» **Set problem**:
Set out every line bearing the string "that".

» **Provided records**:
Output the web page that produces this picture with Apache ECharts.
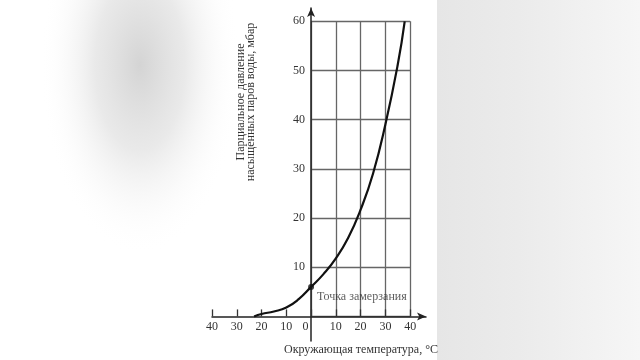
<!DOCTYPE html>
<html>
<head>
<meta charset="utf-8">
<script src="https://cdn.jsdelivr.net/npm/echarts@6/dist/echarts.min.js"></script>
<style>html,body{margin:0;padding:0;background:#fff}#c{width:640px;height:360px}</style>
</head>
<body>
<div id="c"></div>
<script>
// ---- data ----
const temperature = [-23, -20, -15, -10, -5, 0, 5, 10, 15, 20, 25, 30, 35, 37.8];
const pressure    = [0, 0.5, 1.0, 1.8, 3.5, 6.0, 8.6, 11.8, 16.0, 21.7, 29.0, 39.0, 51.2, 60];
const xTickLabels = [-40, -30, -20, -10, 0, 10, 20, 30, 40];
const yTickLabels = [10, 20, 30, 40, 50, 60];
const freezePoint = [0, 6.0];
const freezeLabel = 'Точка замерзания';
const xName = 'Окружающая температура, °C';
const yName = ['Парциальное давление', 'насыщенных паров воды, мбар'];

const FONT = 'Liberation Serif';
const TXT = '#333';

const chart = echarts.init(document.getElementById('c'), null, {renderer: 'canvas'});

const series = [{
  type: 'line',
  xAxisIndex: 0, yAxisIndex: 0,
  data: temperature.map((t, i) => [t, pressure[i]]),
  smooth: 0.5,
  showSymbol: false,
  lineStyle: {color: '#111', width: 2.2},
  z: 5
}, {
  type: 'scatter',
  xAxisIndex: 0, yAxisIndex: 0,
  data: [freezePoint],
  symbolSize: 6,
  itemStyle: {color: '#111'},
  label: {show: true, position: 'right', distance: 3, offset: [0, 10],
          formatter: freezeLabel, fontFamily: FONT, fontSize: 12, color: TXT},
  z: 6
}];

const mainGrid = {left: 212, right: 214, top: 8, bottom: 19};
const mainX = {
  type: 'value', gridIndex: 0, min: -40, max: 46.4,
  axisLine: {show: true, onZero: true, symbol: ['none', 'arrow'], symbolSize: [6, 9],
             lineStyle: {color: '#222', width: 1.5}},
  axisTick: {show: false}, axisLabel: {show: false}, splitLine: {show: false}
};
const mainY = {
  type: 'value', gridIndex: 0, min: -5, max: 62.7,
  axisLine: {show: true, onZero: true, symbol: ['none', 'arrow'], symbolSize: [6, 9],
             lineStyle: {color: '#222', width: 1.5}},
  axisTick: {show: false}, axisLabel: {show: false}, splitLine: {show: false}
};

chart.setOption({
  animation: false,
  backgroundColor: '#fff',
  graphic: [
    {type: 'circle', shape: {cx: 0, cy: 0, r: 100}, x: 140, y: 65, scaleY: 1.9, silent: true, z: -11,
     style: {fill: new echarts.graphic.RadialGradient(0.5, 0.5, 0.5, [
       {offset: 0, color: 'rgba(212,212,212,1)'}, {offset: 0.45, color: 'rgba(226,226,226,0.75)'},
       {offset: 1, color: 'rgba(255,255,255,0)'}])}},
    {type: 'rect', shape: {x: 437, y: 0, width: 203, height: 360}, silent: true, z: -10,
     style: {fill: new echarts.graphic.LinearGradient(0, 0, 1, 0, [
       {offset: 0, color: '#e6e6e6'}, {offset: 0.4, color: '#ebebeb'}, {offset: 1, color: '#f6f6f6'}])}},
    {type: 'text', x: 246, y: 102, rotation: Math.PI / 2, silent: true,
     style: {text: yName.join('\n'), fontFamily: FONT, fontSize: 12, lineHeight: 10,
             fill: TXT, align: 'center', verticalAlign: 'middle'}},
    {type: 'text', x: 438, y: 350, silent: true,
     style: {text: xName, fontFamily: FONT, fontSize: 12, fill: TXT, align: 'right', verticalAlign: 'middle'}}
  ],
  grid: [mainGrid],
  xAxis: [mainX],
  yAxis: [mainY],
  series: series
});

// grids aligned to the data box of the main axes
const pA = chart.convertToPixel({xAxisIndex: 0, yAxisIndex: 0}, [-40, 0]);
const p0 = chart.convertToPixel({xAxisIndex: 0, yAxisIndex: 0}, [0, 0]);
const p1 = chart.convertToPixel({xAxisIndex: 0, yAxisIndex: 0}, [40, 60]);
const hidden = {show: false};
chart.setOption({
  grid: [mainGrid,
         {left: p0[0], top: p1[1], width: p1[0] - p0[0], height: p0[1] - p1[1]},
         {left: pA[0], top: p1[1], width: p1[0] - pA[0], height: p0[1] - p1[1]}],
  xAxis: [mainX, {
    type: 'value', gridIndex: 1, min: 0, max: 40, interval: 10,
    axisLine: hidden, axisTick: hidden, axisLabel: hidden,
    splitLine: {show: true, lineStyle: {color: '#666', width: 1.3}}
  }, {
    type: 'value', gridIndex: 2, min: -40, max: 40, interval: 10, position: 'bottom',
    axisLine: hidden,
    axisTick: {show: true, inside: true, length: 7, lineStyle: {color: '#333', width: 1.3}},
    axisLabel: {show: true, margin: 4, fontFamily: FONT, fontSize: 12, color: TXT,
                formatter: v => xTickLabels.indexOf(v) < 0 ? '' : (v === 0 ? '{z|0}' : String(Math.abs(v))),
                rich: {z: {fontFamily: FONT, fontSize: 12, color: TXT, padding: [0, 11, 0, 0]}}},
    splitLine: hidden
  }],
  yAxis: [mainY, {
    type: 'value', gridIndex: 1, min: 0, max: 60, interval: 10, position: 'left',
    axisLine: hidden, axisTick: hidden,
    axisLabel: {show: true, margin: 6, fontFamily: FONT, fontSize: 12, color: TXT,
                formatter: v => yTickLabels.indexOf(v) < 0 ? '' : String(v)},
    splitLine: {show: true, lineStyle: {color: '#666', width: 1.3}}
  }, {
    type: 'value', gridIndex: 2, min: 0, max: 60, interval: 10,
    axisLine: hidden, axisTick: hidden, axisLabel: hidden, splitLine: hidden
  }]
});
</script>
</body>
</html>
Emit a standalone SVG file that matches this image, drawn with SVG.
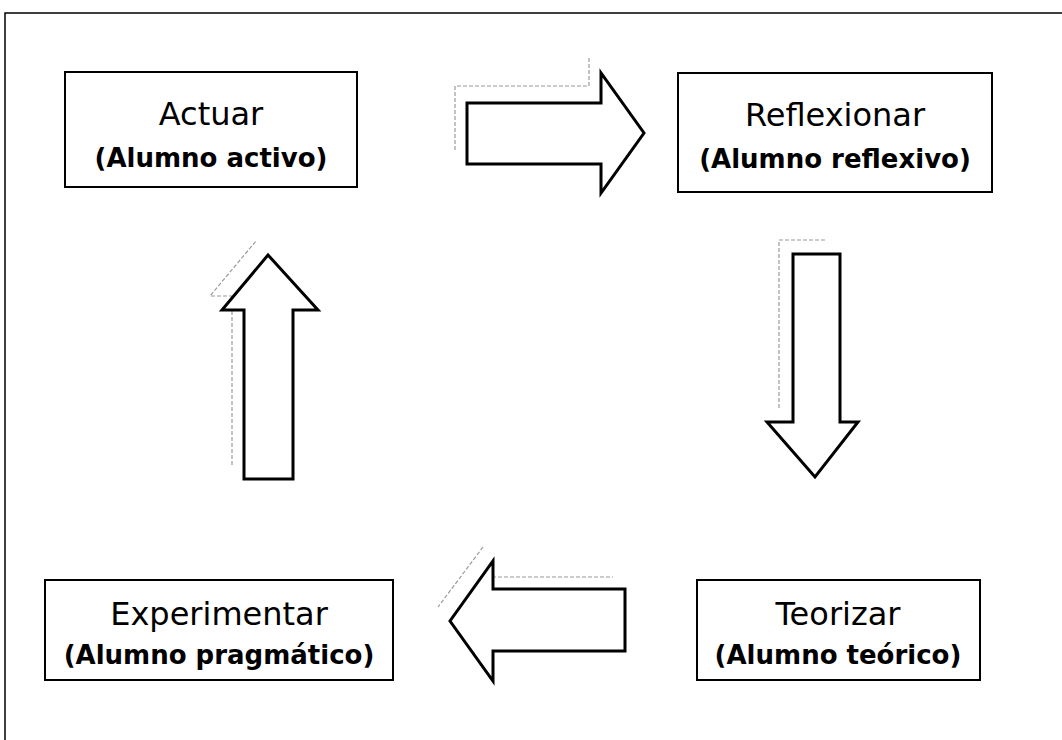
<svg xmlns="http://www.w3.org/2000/svg" width="1062" height="740" viewBox="0 0 1062 740">
<style>
.frame{fill:none;stroke:#000;stroke-width:1.5}
.box{fill:#fff;stroke:#000;stroke-width:2}
.arrow{fill:#fff;stroke:#000;stroke-width:3;stroke-linejoin:miter}
.shadow{fill:none;stroke:#9a9a9a;stroke-width:1.2;stroke-dasharray:4 2}
.t1{font-family:"DejaVu Sans",sans-serif;font-size:32px;text-anchor:middle;fill:#000}
.t2{font-family:"DejaVu Sans",sans-serif;font-size:26px;font-weight:bold;text-anchor:middle;fill:#000}
</style>
<rect width="1062" height="740" fill="#fff"/>
<path class="frame" d="M5,740 V13 H1062"/>
<g id="connectors">
  <polyline class="shadow" points="455,150 455,86 589,86 589,58"/>
  <polygon class="arrow" points="467,103 601,103 601,73 644,133 601,193 601,164 467,164"/>
  <polyline class="shadow" points="779,408 779,240 826,240"/>
  <polygon class="arrow" points="793,254 840,254 840,422 858,422 815,477 767,422 793,422"/>
  <polyline class="shadow" points="232,465 232,296 210,296 256,241"/>
  <polygon class="arrow" points="244,479 293,479 293,310 318,310 268,255 222,310 244,310"/>
  <polyline class="shadow" points="483,574 483,577 613,577"/>
  <polyline class="shadow" points="483,547 438,607"/>
  <polygon class="arrow" points="625,589 493,589 493,561 450,621 493,681 493,651 625,651"/>
</g>
<g id="actuar">
  <rect class="box" x="65" y="72" width="292" height="115"/>
  <text class="t1" x="211" y="125">Actuar</text>
  <text class="t2" x="211" y="167">(Alumno activo)</text>
</g>
<g id="reflexionar">
  <rect class="box" x="678" y="73" width="314" height="119"/>
  <text class="t1" x="835" y="126">Reflexionar</text>
  <text class="t2" x="835" y="168">(Alumno reflexivo)</text>
</g>
<g id="experimentar">
  <rect class="box" x="45" y="580" width="348" height="100"/>
  <text class="t1" x="219" y="625">Experimentar</text>
  <text class="t2" x="219" y="664">(Alumno pragmático)</text>
</g>
<g id="teorizar">
  <rect class="box" x="697" y="580" width="283" height="100"/>
  <text class="t1" x="838" y="625">Teorizar</text>
  <text class="t2" x="838" y="664">(Alumno teórico)</text>
</g>
</svg>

» **Full solution**:
Output the web page that produces this picture with Apache ECharts.
Emit a standalone SVG file that matches this image, drawn with SVG.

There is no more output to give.